Konzept: Claudia Stern; Text: Eva Maria Dülligen; Fotos: Daniel Esswein, Monica Gumm, z.V.g.

Wein und Olivenöl sind gleichberechtigte Genusselixiere

Urlaub in Olivenbaumlandschaften kommt dort, wo die Olivenhaine mit altem Baumbestand noch extensiv bewirtschaftet werden, einem Traum gleich. Ob in Ligurien, auf Sizilien oder am Gardasee: Der Olivenhain steht symbolisch, aber auch in gelebter Echtzeit für Gelassenheit und Frieden. Olivenblätter glitzern im Sonnenlicht. Die knorrigen Bäume würden, könnten sie reden, Geschichten aus vergangenen Jahrhunderten erzählen. Erlebbar ist das etwa auf dem mallorquinischen San Canova. Hier kann der Gast die Atmosphäre von Olivenhainen einatmen und zugleich Mandel- und Apfelbäume, Rebsorten der Balearen und Wild- und Heilkräuter in einem Lehrgarten bestaunen.

Top-Crus Olivenöl

Spätestens, wenn man von hier zurückkehrt, wird klar, dass man ein Paradies verlassen musste. Einen Teil davon nimmt der Kluge mit nach Hause: Hochwertiges Olivenöl wird zur unverzichtbaren Zutat in seiner Küche. Er serviert es zu Speisen wie einen guten Wein. Die Natur hat uns mit der Olive einen Schatz geschenkt, der von einer wachsenden Schar engagierter Erzeuger gehoben wird.

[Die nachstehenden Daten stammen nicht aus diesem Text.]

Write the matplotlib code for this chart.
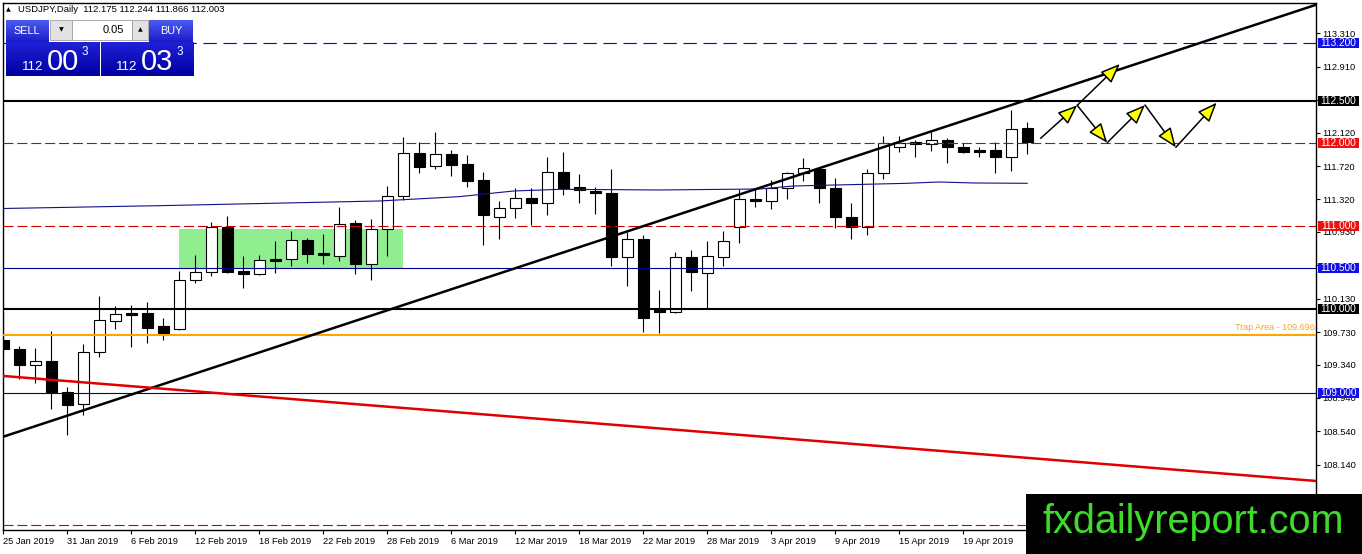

Vergleichbar mit dem heutigen Wein hat das Olivenöl eine Entwicklung durchlaufen, die zu Spitzenprodukten von traditionellen Betrieben und Quereinsteigern geführt hat. Liebe Weingeniesser, gemeinsam mit Kochtalenten und Olivenöl-Experten appelliere ich an Sie: Falls Sie das gesunde grüne Gold noch nicht für sich entdeckt haben, besuchen Sie einen guten Erzeuger im Mittelmeerraum, durchstreifen Sie Olivenhaine und merken Sie sich den Namen des Olivenöls, das Ihnen dort am besten gemundet hat!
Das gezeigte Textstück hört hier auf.